» The problem
Reproduce the listing word for word, leaving every picture behind.

» Data block
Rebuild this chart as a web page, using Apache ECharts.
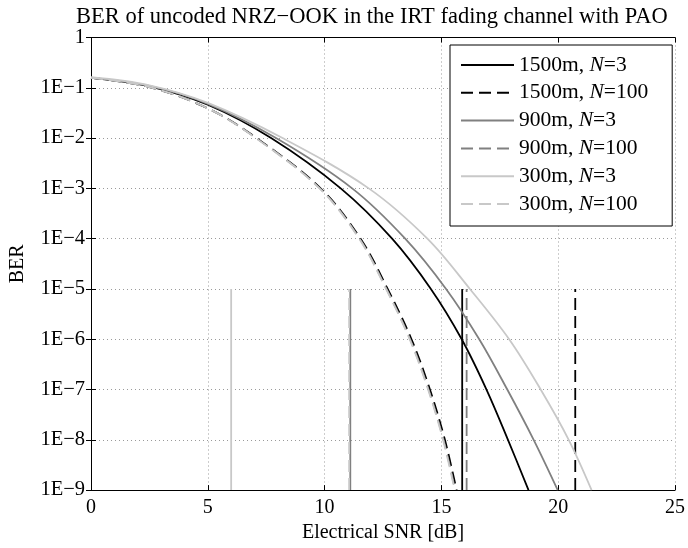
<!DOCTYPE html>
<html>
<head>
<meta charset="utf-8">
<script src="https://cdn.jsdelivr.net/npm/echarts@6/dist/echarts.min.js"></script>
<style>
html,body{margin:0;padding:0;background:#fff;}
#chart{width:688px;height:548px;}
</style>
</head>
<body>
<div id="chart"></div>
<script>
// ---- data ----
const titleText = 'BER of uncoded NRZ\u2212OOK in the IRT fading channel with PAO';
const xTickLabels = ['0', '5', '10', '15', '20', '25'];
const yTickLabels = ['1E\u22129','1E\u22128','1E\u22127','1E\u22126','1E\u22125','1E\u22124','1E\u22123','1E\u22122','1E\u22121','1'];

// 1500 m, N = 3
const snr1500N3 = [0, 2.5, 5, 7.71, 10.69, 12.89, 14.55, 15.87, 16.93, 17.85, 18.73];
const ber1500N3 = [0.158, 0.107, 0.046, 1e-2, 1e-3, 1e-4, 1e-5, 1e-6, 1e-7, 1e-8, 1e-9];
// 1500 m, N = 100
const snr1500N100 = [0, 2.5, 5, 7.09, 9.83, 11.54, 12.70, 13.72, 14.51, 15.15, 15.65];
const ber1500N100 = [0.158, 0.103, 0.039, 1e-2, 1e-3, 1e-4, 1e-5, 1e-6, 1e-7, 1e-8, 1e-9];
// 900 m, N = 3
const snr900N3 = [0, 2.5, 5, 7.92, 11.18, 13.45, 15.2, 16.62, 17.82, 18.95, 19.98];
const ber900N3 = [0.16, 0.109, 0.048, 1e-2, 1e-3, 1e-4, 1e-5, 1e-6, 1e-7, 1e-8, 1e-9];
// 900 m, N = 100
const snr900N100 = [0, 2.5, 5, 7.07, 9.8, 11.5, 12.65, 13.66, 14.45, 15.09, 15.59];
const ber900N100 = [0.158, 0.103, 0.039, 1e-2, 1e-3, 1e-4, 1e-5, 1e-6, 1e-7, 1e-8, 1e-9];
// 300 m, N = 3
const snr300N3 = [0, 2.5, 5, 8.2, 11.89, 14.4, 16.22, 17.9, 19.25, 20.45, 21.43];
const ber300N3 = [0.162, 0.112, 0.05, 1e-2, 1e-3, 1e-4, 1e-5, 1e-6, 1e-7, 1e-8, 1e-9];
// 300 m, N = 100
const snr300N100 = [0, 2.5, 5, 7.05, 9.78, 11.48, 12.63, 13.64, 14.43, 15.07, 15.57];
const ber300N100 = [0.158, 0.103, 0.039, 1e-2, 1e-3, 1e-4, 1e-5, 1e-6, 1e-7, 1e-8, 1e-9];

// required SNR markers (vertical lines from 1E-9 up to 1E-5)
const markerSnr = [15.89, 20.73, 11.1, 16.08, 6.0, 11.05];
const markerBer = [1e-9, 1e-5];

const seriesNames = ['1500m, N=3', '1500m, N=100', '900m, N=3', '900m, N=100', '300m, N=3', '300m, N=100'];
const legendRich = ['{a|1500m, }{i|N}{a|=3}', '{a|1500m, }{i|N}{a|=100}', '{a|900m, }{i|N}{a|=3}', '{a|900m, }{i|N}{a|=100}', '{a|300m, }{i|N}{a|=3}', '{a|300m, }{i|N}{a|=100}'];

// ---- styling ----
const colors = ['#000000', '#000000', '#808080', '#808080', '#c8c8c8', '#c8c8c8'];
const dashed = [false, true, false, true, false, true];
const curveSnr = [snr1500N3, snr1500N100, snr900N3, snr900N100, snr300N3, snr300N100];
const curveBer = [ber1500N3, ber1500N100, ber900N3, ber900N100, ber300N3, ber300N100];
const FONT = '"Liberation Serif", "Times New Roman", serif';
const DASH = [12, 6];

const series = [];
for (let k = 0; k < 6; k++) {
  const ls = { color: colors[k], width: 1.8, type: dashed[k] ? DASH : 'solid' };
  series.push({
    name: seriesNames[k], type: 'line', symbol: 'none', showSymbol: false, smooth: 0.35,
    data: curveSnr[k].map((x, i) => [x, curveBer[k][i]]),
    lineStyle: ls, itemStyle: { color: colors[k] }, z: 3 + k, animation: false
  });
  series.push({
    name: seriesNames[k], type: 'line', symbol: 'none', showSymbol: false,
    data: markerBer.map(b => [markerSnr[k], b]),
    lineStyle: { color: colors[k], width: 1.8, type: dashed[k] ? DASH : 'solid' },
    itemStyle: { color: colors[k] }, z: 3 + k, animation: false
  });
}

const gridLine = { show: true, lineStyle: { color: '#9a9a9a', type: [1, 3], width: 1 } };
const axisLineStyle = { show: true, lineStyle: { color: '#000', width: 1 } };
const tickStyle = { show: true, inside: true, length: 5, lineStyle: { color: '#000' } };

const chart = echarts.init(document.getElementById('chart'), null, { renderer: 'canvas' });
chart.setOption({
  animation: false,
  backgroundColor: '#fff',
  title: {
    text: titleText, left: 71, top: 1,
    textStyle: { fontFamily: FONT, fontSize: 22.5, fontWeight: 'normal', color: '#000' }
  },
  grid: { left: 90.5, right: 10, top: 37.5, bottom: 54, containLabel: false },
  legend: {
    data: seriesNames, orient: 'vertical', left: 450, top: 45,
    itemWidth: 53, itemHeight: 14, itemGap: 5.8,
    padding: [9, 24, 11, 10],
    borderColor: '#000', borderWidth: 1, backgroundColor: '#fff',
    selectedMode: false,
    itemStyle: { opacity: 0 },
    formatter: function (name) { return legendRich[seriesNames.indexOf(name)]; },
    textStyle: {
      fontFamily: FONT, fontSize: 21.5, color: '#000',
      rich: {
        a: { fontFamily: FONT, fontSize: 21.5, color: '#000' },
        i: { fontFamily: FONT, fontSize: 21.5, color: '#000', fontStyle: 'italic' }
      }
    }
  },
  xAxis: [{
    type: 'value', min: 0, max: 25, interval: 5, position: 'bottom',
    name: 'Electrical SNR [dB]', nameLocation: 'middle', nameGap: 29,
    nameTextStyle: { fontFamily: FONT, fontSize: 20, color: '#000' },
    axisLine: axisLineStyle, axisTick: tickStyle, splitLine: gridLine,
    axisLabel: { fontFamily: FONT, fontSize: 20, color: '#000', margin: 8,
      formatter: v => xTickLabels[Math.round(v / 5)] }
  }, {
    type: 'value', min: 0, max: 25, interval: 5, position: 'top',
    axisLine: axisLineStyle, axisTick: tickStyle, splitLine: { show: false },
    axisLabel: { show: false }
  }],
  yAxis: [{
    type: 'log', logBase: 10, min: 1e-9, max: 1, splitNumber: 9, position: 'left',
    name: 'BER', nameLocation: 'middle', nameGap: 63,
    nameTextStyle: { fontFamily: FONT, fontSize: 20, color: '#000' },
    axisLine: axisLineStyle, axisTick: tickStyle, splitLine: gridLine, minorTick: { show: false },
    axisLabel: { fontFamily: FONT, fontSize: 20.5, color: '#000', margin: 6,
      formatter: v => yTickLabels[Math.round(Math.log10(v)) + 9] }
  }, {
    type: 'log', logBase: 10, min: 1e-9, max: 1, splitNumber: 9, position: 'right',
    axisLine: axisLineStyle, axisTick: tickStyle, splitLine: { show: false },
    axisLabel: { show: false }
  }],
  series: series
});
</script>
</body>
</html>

» Reply to the task
Rebuild this chart as a web page, using Apache ECharts.
<!DOCTYPE html>
<html>
<head>
<meta charset="utf-8">
<script src="https://cdn.jsdelivr.net/npm/echarts@6/dist/echarts.min.js"></script>
<style>
html,body{margin:0;padding:0;background:#fff;}
#chart{width:688px;height:548px;}
</style>
</head>
<body>
<div id="chart"></div>
<script>
// ---- data ----
const titleText = 'BER of uncoded NRZ\u2212OOK in the IRT fading channel with PAO';
const xTickLabels = ['0', '5', '10', '15', '20', '25'];
const yTickLabels = ['1E\u22129','1E\u22128','1E\u22127','1E\u22126','1E\u22125','1E\u22124','1E\u22123','1E\u22122','1E\u22121','1'];

// 1500 m, N = 3
const snr1500N3 = [0, 2.5, 5, 7.71, 10.69, 12.89, 14.55, 15.87, 16.93, 17.85, 18.73];
const ber1500N3 = [0.158, 0.107, 0.046, 1e-2, 1e-3, 1e-4, 1e-5, 1e-6, 1e-7, 1e-8, 1e-9];
// 1500 m, N = 100
const snr1500N100 = [0, 2.5, 5, 7.09, 9.83, 11.54, 12.70, 13.72, 14.51, 15.15, 15.65];
const ber1500N100 = [0.158, 0.103, 0.039, 1e-2, 1e-3, 1e-4, 1e-5, 1e-6, 1e-7, 1e-8, 1e-9];
// 900 m, N = 3
const snr900N3 = [0, 2.5, 5, 7.92, 11.18, 13.45, 15.2, 16.62, 17.82, 18.95, 19.98];
const ber900N3 = [0.16, 0.109, 0.048, 1e-2, 1e-3, 1e-4, 1e-5, 1e-6, 1e-7, 1e-8, 1e-9];
// 900 m, N = 100
const snr900N100 = [0, 2.5, 5, 7.07, 9.8, 11.5, 12.65, 13.66, 14.45, 15.09, 15.59];
const ber900N100 = [0.158, 0.103, 0.039, 1e-2, 1e-3, 1e-4, 1e-5, 1e-6, 1e-7, 1e-8, 1e-9];
// 300 m, N = 3
const snr300N3 = [0, 2.5, 5, 8.2, 11.89, 14.4, 16.22, 17.9, 19.25, 20.45, 21.43];
const ber300N3 = [0.162, 0.112, 0.05, 1e-2, 1e-3, 1e-4, 1e-5, 1e-6, 1e-7, 1e-8, 1e-9];
// 300 m, N = 100
const snr300N100 = [0, 2.5, 5, 7.05, 9.78, 11.48, 12.63, 13.64, 14.43, 15.07, 15.57];
const ber300N100 = [0.158, 0.103, 0.039, 1e-2, 1e-3, 1e-4, 1e-5, 1e-6, 1e-7, 1e-8, 1e-9];

// required SNR markers (vertical lines from 1E-9 up to 1E-5)
const markerSnr = [15.89, 20.73, 11.1, 16.08, 6.0, 11.05];
const markerBer = [1e-9, 1e-5];

const seriesNames = ['1500m, N=3', '1500m, N=100', '900m, N=3', '900m, N=100', '300m, N=3', '300m, N=100'];
const legendRich = ['{a|1500m, }{i|N}{a|=3}', '{a|1500m, }{i|N}{a|=100}', '{a|900m, }{i|N}{a|=3}', '{a|900m, }{i|N}{a|=100}', '{a|300m, }{i|N}{a|=3}', '{a|300m, }{i|N}{a|=100}'];

// ---- styling ----
const colors = ['#000000', '#000000', '#808080', '#808080', '#c8c8c8', '#c8c8c8'];
const dashed = [false, true, false, true, false, true];
const curveSnr = [snr1500N3, snr1500N100, snr900N3, snr900N100, snr300N3, snr300N100];
const curveBer = [ber1500N3, ber1500N100, ber900N3, ber900N100, ber300N3, ber300N100];
const FONT = '"Liberation Serif", "Times New Roman", serif';
const DASH = [12, 6];

const series = [];
for (let k = 0; k < 6; k++) {
  const ls = { color: colors[k], width: 1.8, type: dashed[k] ? DASH : 'solid' };
  series.push({
    name: seriesNames[k], type: 'line', symbol: 'none', showSymbol: false, smooth: 0.35,
    data: curveSnr[k].map((x, i) => [x, curveBer[k][i]]),
    lineStyle: ls, itemStyle: { color: colors[k] }, z: 3 + k, animation: false
  });
  series.push({
    name: seriesNames[k], type: 'line', symbol: 'none', showSymbol: false,
    data: markerBer.map(b => [markerSnr[k], b]),
    lineStyle: { color: colors[k], width: 1.8, type: dashed[k] ? DASH : 'solid' },
    itemStyle: { color: colors[k] }, z: 3 + k, animation: false
  });
}

const gridLine = { show: true, lineStyle: { color: '#9a9a9a', type: [1, 3], width: 1 } };
const axisLineStyle = { show: true, lineStyle: { color: '#000', width: 1 } };
const tickStyle = { show: true, inside: true, length: 5, lineStyle: { color: '#000' } };

const chart = echarts.init(document.getElementById('chart'), null, { renderer: 'canvas' });
chart.setOption({
  animation: false,
  backgroundColor: '#fff',
  title: {
    text: titleText, left: 71, top: 1,
    textStyle: { fontFamily: FONT, fontSize: 22.5, fontWeight: 'normal', color: '#000' }
  },
  grid: { left: 90.5, right: 10, top: 37.5, bottom: 54, containLabel: false },
  legend: {
    data: seriesNames, orient: 'vertical', left: 450, top: 45,
    itemWidth: 53, itemHeight: 14, itemGap: 5.8,
    padding: [9, 24, 11, 10],
    borderColor: '#000', borderWidth: 1, backgroundColor: '#fff',
    selectedMode: false,
    itemStyle: { opacity: 0 },
    formatter: function (name) { return legendRich[seriesNames.indexOf(name)]; },
    textStyle: {
      fontFamily: FONT, fontSize: 21.5, color: '#000',
      rich: {
        a: { fontFamily: FONT, fontSize: 21.5, color: '#000' },
        i: { fontFamily: FONT, fontSize: 21.5, color: '#000', fontStyle: 'italic' }
      }
    }
  },
  xAxis: [{
    type: 'value', min: 0, max: 25, interval: 5, position: 'bottom',
    name: 'Electrical SNR [dB]', nameLocation: 'middle', nameGap: 29,
    nameTextStyle: { fontFamily: FONT, fontSize: 20, color: '#000' },
    axisLine: axisLineStyle, axisTick: tickStyle, splitLine: gridLine,
    axisLabel: { fontFamily: FONT, fontSize: 20, color: '#000', margin: 8,
      formatter: v => xTickLabels[Math.round(v / 5)] }
  }, {
    type: 'value', min: 0, max: 25, interval: 5, position: 'top',
    axisLine: axisLineStyle, axisTick: tickStyle, splitLine: { show: false },
    axisLabel: { show: false }
  }],
  yAxis: [{
    type: 'log', logBase: 10, min: 1e-9, max: 1, splitNumber: 9, position: 'left',
    name: 'BER', nameLocation: 'middle', nameGap: 63,
    nameTextStyle: { fontFamily: FONT, fontSize: 20, color: '#000' },
    axisLine: axisLineStyle, axisTick: tickStyle, splitLine: gridLine, minorTick: { show: false },
    axisLabel: { fontFamily: FONT, fontSize: 20.5, color: '#000', margin: 6,
      formatter: v => yTickLabels[Math.round(Math.log10(v)) + 9] }
  }, {
    type: 'log', logBase: 10, min: 1e-9, max: 1, splitNumber: 9, position: 'right',
    axisLine: axisLineStyle, axisTick: tickStyle, splitLine: { show: false },
    axisLabel: { show: false }
  }],
  series: series
});
</script>
</body>
</html>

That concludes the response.